No entanto, muitos dos filmes de terror recentes mais interessantes são filmes sérios.
Sim, coisas como The Witch [Robert Eggers, 2015], O Senhor Babadook [Jennifer Kent, 2013] ou Vai Seguir-te [David Robert Mitchell, 2014]. Mas não tenho certeza de que os puristas do género gostem genuinamente desses filmes. Por outro lado, também é verdade que nos anos 1970 e 1980 os filmes do Romero, do Cronenberg ou do Carpenter eram vistos como mais sérios, e havia ao mesmo tempo muitos filmes de terror mais “convencionais”, e as pessoas não se lembram tanto desses. É sempre assim.

Nos anos 1970 e 1980 houve muitos autores a serem revelados, mas não tanto depois disso.
Sim, os anos 1990 não foram particularmente bons, mas nos últimos 15 anos voltaram a aparecer pessoas com visões muito pessoais, como o James Wan [que lançou as séries Saw, Insidious e The Conjuring]. Tem é havido muitos primeiros filmes, como O Senhor Babadook ou Foge [Jordan Peele, 2017], e não podemos ainda saber se a Jennifer Kent vai continuar a querer fazer filmes de terror ou seguir outros caminhos. Alguns provavelmente vão continuar no género e fazer até pequenos clássicos no futuro... Para mim, o cinema de terror é uma espécie de vocação sagrada (risos), é em si próprio uma realização artística que possibilita fazer muitas coisas muito interessantes.

Não sente às vezes que se fazem filmes de terror a mais?
Quando comecei a interessar-me pelo género, decidi que queria ver todos os filmes de terror jamais feitos. Eram os anos 1970 e nessa altura era um objectivo perfeitamente alcançável. Mas hoje há tantos filmes vindos de tantos sítios que se eu decidisse investigar, por exemplo, os filmes de terror indianos, teria de pôr de parte um ano inteiro só para eles... É verdade que muitas vezes vejo 10 ou 15 filmes que são todos muito parecidos entre si, mas isso também permite identificar tendências, pontos em comum, e isso é por si só interessante. A multiplicidade de possibilidades de acesso que existem hoje garantem que haverá sempre alguma coisa a descobrir.

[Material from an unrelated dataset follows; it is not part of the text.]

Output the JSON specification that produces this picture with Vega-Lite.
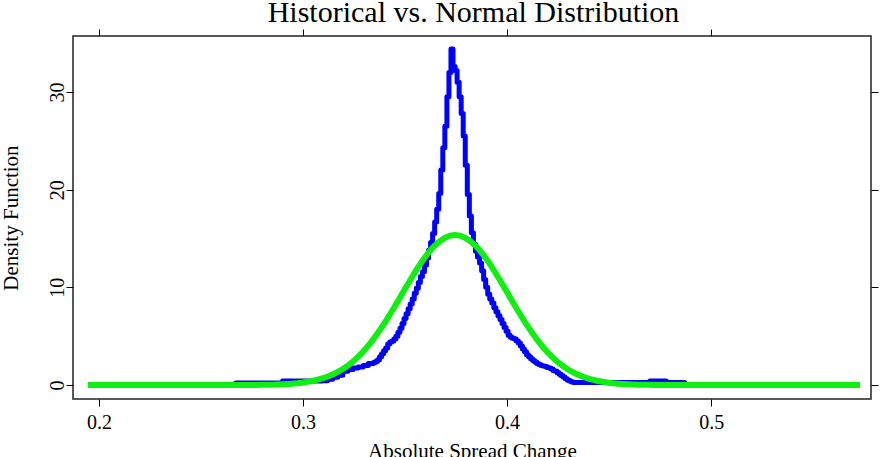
{
  "$schema": "https://vega.github.io/schema/vega-lite/v6.json",
  "width": 798,
  "height": 363,
  "autosize": {"type": "none"},
  "padding": {"left": 73, "top": 36, "right": 11, "bottom": 58},
  "background": "white",
  "config": {
    "view": {"stroke": "#222222", "strokeWidth": 1.5},
    "axis": {
      "domain": false,
      "grid": false,
      "tickColor": "black",
      "tickWidth": 1,
      "tickSize": 7,
      "labelFont": "Liberation Serif",
      "labelFontSize": 20,
      "labelColor": "black",
      "labelFlush": false,
      "labelOverlap": false,
      "titleFont": "Liberation Serif",
      "titleFontSize": 21,
      "titleFontWeight": "normal",
      "titleColor": "black"
    }
  },
  "datasets": {
    "historical": [
      {"change": 0.1946, "density": 0},
      {"change": 0.2670, "density": 0.2},
      {"change": 0.2900, "density": 0.4},
      {"change": 0.3095, "density": 0.45},
      {"change": 0.3120, "density": 0.6},
      {"change": 0.3145, "density": 0.8},
      {"change": 0.3170, "density": 1.0},
      {"change": 0.3195, "density": 1.4},
      {"change": 0.3220, "density": 1.6},
      {"change": 0.3245, "density": 1.75},
      {"change": 0.3270, "density": 1.85},
      {"change": 0.3295, "density": 2.0},
      {"change": 0.3320, "density": 2.2},
      {"change": 0.3345, "density": 2.3},
      {"change": 0.3355, "density": 2.4},
      {"change": 0.3365, "density": 2.6},
      {"change": 0.3375, "density": 2.9},
      {"change": 0.3385, "density": 3.2},
      {"change": 0.3395, "density": 3.5},
      {"change": 0.3405, "density": 3.8},
      {"change": 0.3415, "density": 4.2},
      {"change": 0.3425, "density": 4.4},
      {"change": 0.3435, "density": 4.5},
      {"change": 0.3445, "density": 4.7},
      {"change": 0.3455, "density": 5.0},
      {"change": 0.3465, "density": 5.4},
      {"change": 0.3475, "density": 5.8},
      {"change": 0.3485, "density": 6.3},
      {"change": 0.3495, "density": 6.8},
      {"change": 0.3505, "density": 7.3},
      {"change": 0.3515, "density": 7.8},
      {"change": 0.3525, "density": 8.3},
      {"change": 0.3535, "density": 8.8},
      {"change": 0.3545, "density": 9.4},
      {"change": 0.3555, "density": 9.9},
      {"change": 0.3565, "density": 10.5},
      {"change": 0.3575, "density": 11.1},
      {"change": 0.3585, "density": 11.6},
      {"change": 0.3595, "density": 12.3},
      {"change": 0.3605, "density": 13.0},
      {"change": 0.3615, "density": 13.8},
      {"change": 0.3625, "density": 14.6},
      {"change": 0.3635, "density": 15.5},
      {"change": 0.3645, "density": 16.7},
      {"change": 0.3655, "density": 18.0},
      {"change": 0.3665, "density": 19.6},
      {"change": 0.3675, "density": 22.0},
      {"change": 0.3685, "density": 24.3},
      {"change": 0.3695, "density": 26.5},
      {"change": 0.3705, "density": 29.5},
      {"change": 0.3715, "density": 32.0},
      {"change": 0.3725, "density": 34.4},
      {"change": 0.3735, "density": 32.6},
      {"change": 0.3745, "density": 32.2},
      {"change": 0.3755, "density": 31.0},
      {"change": 0.3765, "density": 29.5},
      {"change": 0.3775, "density": 27.8},
      {"change": 0.3785, "density": 25.5},
      {"change": 0.3795, "density": 22.5},
      {"change": 0.3805, "density": 19.5},
      {"change": 0.3815, "density": 17.3},
      {"change": 0.3825, "density": 15.6},
      {"change": 0.3835, "density": 14.4},
      {"change": 0.3845, "density": 13.7},
      {"change": 0.3855, "density": 13.1},
      {"change": 0.3865, "density": 12.5},
      {"change": 0.3875, "density": 11.7},
      {"change": 0.3885, "density": 10.8},
      {"change": 0.3895, "density": 10.0},
      {"change": 0.3905, "density": 9.3},
      {"change": 0.3915, "density": 8.8},
      {"change": 0.3925, "density": 8.4},
      {"change": 0.3935, "density": 7.9},
      {"change": 0.3945, "density": 7.5},
      {"change": 0.3955, "density": 7.1},
      {"change": 0.3965, "density": 6.7},
      {"change": 0.3975, "density": 6.3},
      {"change": 0.3985, "density": 5.9},
      {"change": 0.3995, "density": 5.5},
      {"change": 0.4005, "density": 5.1},
      {"change": 0.4015, "density": 4.9},
      {"change": 0.4025, "density": 4.8},
      {"change": 0.4035, "density": 4.7},
      {"change": 0.4045, "density": 4.5},
      {"change": 0.4055, "density": 4.3},
      {"change": 0.4065, "density": 4.0},
      {"change": 0.4075, "density": 3.7},
      {"change": 0.4085, "density": 3.4},
      {"change": 0.4095, "density": 3.1},
      {"change": 0.4105, "density": 2.9},
      {"change": 0.4115, "density": 2.7},
      {"change": 0.4125, "density": 2.5},
      {"change": 0.4135, "density": 2.35},
      {"change": 0.4145, "density": 2.2},
      {"change": 0.4155, "density": 2.1},
      {"change": 0.4165, "density": 2.0},
      {"change": 0.4175, "density": 1.95},
      {"change": 0.4185, "density": 1.9},
      {"change": 0.4195, "density": 1.8},
      {"change": 0.4205, "density": 1.75},
      {"change": 0.4215, "density": 1.65},
      {"change": 0.4225, "density": 1.5},
      {"change": 0.4235, "density": 1.4},
      {"change": 0.4245, "density": 1.25},
      {"change": 0.4255, "density": 1.1},
      {"change": 0.4265, "density": 0.95},
      {"change": 0.4275, "density": 0.8},
      {"change": 0.4285, "density": 0.65},
      {"change": 0.4295, "density": 0.5},
      {"change": 0.4305, "density": 0.4},
      {"change": 0.4315, "density": 0.3},
      {"change": 0.4325, "density": 0.25},
      {"change": 0.4700, "density": 0.4},
      {"change": 0.4780, "density": 0.25},
      {"change": 0.4870, "density": 0},
      {"change": 0.5729, "density": 0}
    ],
    "normal": [
      {"change": 0.1946, "density": 0},
      {"change": 0.2645, "density": 0.002},
      {"change": 0.2695, "density": 0.004},
      {"change": 0.2745, "density": 0.0094},
      {"change": 0.2795, "density": 0.0194},
      {"change": 0.2845, "density": 0.0384},
      {"change": 0.2895, "density": 0.0734},
      {"change": 0.2945, "density": 0.1351},
      {"change": 0.2995, "density": 0.2396},
      {"change": 0.3045, "density": 0.4094},
      {"change": 0.3095, "density": 0.6745},
      {"change": 0.3145, "density": 1.071},
      {"change": 0.3195, "density": 1.639},
      {"change": 0.3245, "density": 2.416},
      {"change": 0.3295, "density": 3.433},
      {"change": 0.3345, "density": 4.700},
      {"change": 0.3395, "density": 6.203},
      {"change": 0.3445, "density": 7.889},
      {"change": 0.3495, "density": 9.668},
      {"change": 0.3545, "density": 11.42},
      {"change": 0.3595, "density": 13.00},
      {"change": 0.3645, "density": 14.26},
      {"change": 0.3695, "density": 15.07},
      {"change": 0.3745, "density": 15.35},
      {"change": 0.3795, "density": 15.07},
      {"change": 0.3845, "density": 14.26},
      {"change": 0.3895, "density": 13.00},
      {"change": 0.3945, "density": 11.42},
      {"change": 0.3995, "density": 9.668},
      {"change": 0.4045, "density": 7.889},
      {"change": 0.4095, "density": 6.203},
      {"change": 0.4145, "density": 4.700},
      {"change": 0.4195, "density": 3.433},
      {"change": 0.4245, "density": 2.416},
      {"change": 0.4295, "density": 1.639},
      {"change": 0.4345, "density": 1.071},
      {"change": 0.4395, "density": 0.6745},
      {"change": 0.4445, "density": 0.4094},
      {"change": 0.4495, "density": 0.2396},
      {"change": 0.4545, "density": 0.1351},
      {"change": 0.4595, "density": 0.0734},
      {"change": 0.4645, "density": 0.0384},
      {"change": 0.4695, "density": 0.0194},
      {"change": 0.4745, "density": 0.0094},
      {"change": 0.4795, "density": 0.004},
      {"change": 0.4845, "density": 0.002},
      {"change": 0.5729, "density": 0}
    ]
  },
  "layer": [
    {
      "data": {"name": "historical"},
      "mark": {
        "type": "line",
        "interpolate": "step-after",
        "color": "#0000ff",
        "strokeWidth": 5,
        "strokeCap": "butt",
        "strokeJoin": "round"
      },
      "encoding": {
        "x": {
          "field": "change",
          "type": "quantitative",
          "scale": {"domain": [0.1873, 0.5783], "nice": false, "zero": false},
          "axis": {
            "orient": "bottom",
            "values": [0.2, 0.3, 0.4, 0.5],
            "format": ".1f",
            "labelPadding": 6,
            "title": "Absolute Spread Change",
            "titlePadding": 8
          }
        },
        "y": {
          "field": "density",
          "type": "quantitative",
          "scale": {"domain": [-1.43, 35.73], "nice": false, "zero": false},
          "axis": {
            "orient": "left",
            "values": [0, 10, 20, 30],
            "labelAngle": 270,
            "labelAlign": "center",
            "labelBaseline": "alphabetic",
            "labelPadding": 3,
            "title": "Density Function",
            "titleAngle": 270,
            "titleBaseline": "alphabetic",
            "titleX": -56
          }
        }
      }
    },
    {
      "data": {"name": "normal"},
      "mark": {
        "type": "line",
        "interpolate": "monotone",
        "color": "#11ee11",
        "strokeWidth": 6,
        "strokeCap": "butt",
        "strokeJoin": "round"
      },
      "encoding": {
        "x": {
          "field": "change",
          "type": "quantitative",
          "axis": {
            "orient": "top",
            "values": [0.2, 0.3, 0.4, 0.5],
            "labels": false,
            "title": "Historical vs. Normal Distribution",
            "titleFontSize": 30,
            "titleAngle": 0,
            "titleAlign": "center",
            "titleBaseline": "alphabetic",
            "titleX": 400,
            "titleY": -15
          }
        },
        "y": {
          "field": "density",
          "type": "quantitative",
          "axis": {
            "orient": "right",
            "values": [0, 10, 20, 30],
            "labels": false,
            "title": null
          }
        }
      }
    }
  ],
  "resolve": {"axis": {"x": "independent", "y": "independent"}}
}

Por falar nisso, o remake americano do japonês Death Note acabou de se estrear directamente no Netflix.
Aí está um modelo de distribuição sobre o qual ainda não temos um veredicto. Estar no Netflix não é igual a ser visto por todos os assinantes do Netflix. Mas do ponto de vista da produção, não importa quanta gente o vê, porque o investimento já foi recuperado... Ainda está em aberto se o Netflix consegue sustentar um franchise. Se olhar para os grandes êxitos do cinema de terror nos últimos 15 anos, coisas como Saw ou Actividade Paranormal são pequenas produções fora do baralho, feitas por realizadores sem currículo, e que mexeram com o público. Será que se o Saw se tivesse estreado na Netflix hoje teríamos um novo filme da série a estrear-se no final do ano? Não tenho certeza.

Dado que a televisão parece estar a tornar-se importante para o género, com séries como The Walking Dead ou American Horror Story, acha que é aí que está o futuro?
A televisão trata muito bem o terror, embora no geral não corra tantos riscos como podia. Uma série como Black Mirror é mais Twilight Zone do que outra coisa, embora tenha bons momentos de terror. Mas nos anos 1970, quando havia menos canais, fizeram-se para televisão algumas das melhores histórias de fantasmas de sempre. Era simpático se isso voltasse a acontecer.